Este fin de semana, divididos en tres grupos según los que entraban o salían de la zona roja, nuestros médicos y enfermeros visitaron dos museos emblemáticos de la ciudad de Turín: el de Cine, y el Egipcio. El primero se ubica en un edificio que es símbolo de la ciudad: la Mole Antonelliana. Levantada entre 1863 y 1889, su nombre traduce el hecho de que fue, en su tiempo, la construcción de albañilería más alta de Europa y por supuesto, del apellido de su arquitecto, Alessandro Antonelli. Hasta hace pocos años, era la edificación más alta de la ciudad, con sus 167, 5 metros de altura. Hoy la iguala (hay quien afirma que la supera y hay quien dice que no, que la nueva torre es un metro menor) un rascacielos –criticado por especialistas y turinenses sencillos–, ni tan alto ni tan hermoso, en representación del nuevo poder: uno de los mayores bancos de Italia.
La Mole es, literalmente, una mole, de estilo ecléctico y singular belleza. A sus pies, africanos indocumentados venden –como en otras ciudades europeas, ante monumentos similares–, reproducciones de metal o de cerámica de la edificación. Y como en otras ciudades, deben recoger rápidamente sus mercancías y “desaparecer”, cada vez que avistan a la policía. Un elevador de cristal, sostenido en el aire por fuertes cables, conduce a sus visitantes hasta el mirador: el punto desde el cual puede verse toda la ciudad. Pero los cubanos esta vez no pueden subir, la pandemia no aconseja la utilización del elevador, un espacio reducido y cerrado.

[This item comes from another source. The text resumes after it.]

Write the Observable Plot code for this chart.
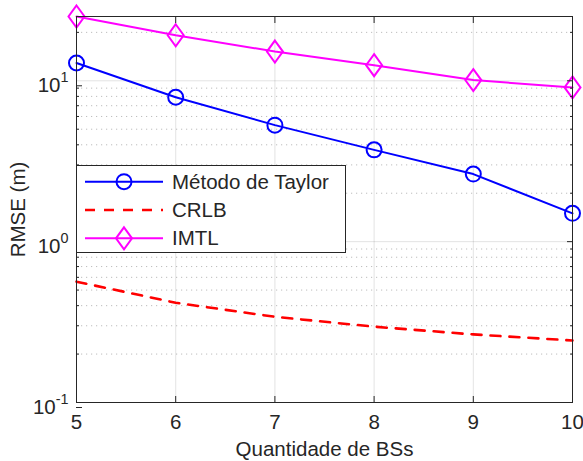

El 3 de diciembre de 2016, desde lo más alto, los muchachos de la Brigada de Amistad Gino Doné, de la Asociación de Amistad Italia Cuba y de la AICEC –que nos ha apoyado durante estos meses y que nos trae de la mano esta vez, como niños chiquitos, de visita a la ciudad–, dejaron caer una enorme tela, con un simple mensaje: “Hasta siempre, Fidel”. Este gesto fue recogido por la prensa italiana.
Pero el domingo, cuando recorríamos la exposición del Museo del Cine –fabulosa colección de las primeras técnicas que reproducían el movimiento, máquinas, fragmentos de películas, fotos, trajes utilizados por los actores, reconstrucción de sets, de ambientes, recuérdese que Turín fue una de las mecas del cine italiano–, su dirección anunció por audio: “señoras y señores, en estos momentos se encuentran visitando el museo los médicos y enfermeros de la Brigada cubana que vino hasta Turín a combatir la covid”. Y hubo quien durante el recorrido, nos dio las gracias.
El otro Museo, el Egipcio, ocupa un edificio, a un costado de la Plaza Carignano, donde radica el Palacio del mismo nombre que fuera sede del primer Parlamento que tuvo la República Italiana, en la época en la que Turín fue su capital. Es, dicen, el segundo de tema egipcio más grande y completo del mundo (después del que existe en El Cairo). Las piezas en exhibición son fabulosas, pero uno, que viene del Sur, no puede dejar de preguntarse por qué están aquí. Alguien dirá que cuando los egipcios modernos, envueltos en el atraso y la modorra, no comprendían la importancia de rescatar esas piezas, o simplemente no podían hacerlo, los buenos del Norte (exploradores, cazadores de fortuna, ladrones, arqueólogos), que eran los verdaderos herederos, no de la cultura egipcia, sino del esplendor imperial de los antiguos, se tomaron el asunto en sus manos. No me convence esa explicación. Cada pieza está “avalada” por documentos legales de compra, no necesariamente al Estado Egipcio, por supuesto, sino a quienes las habían sustraído de su territorio. Igual, disfrutamos del paseo y lo agradecemos.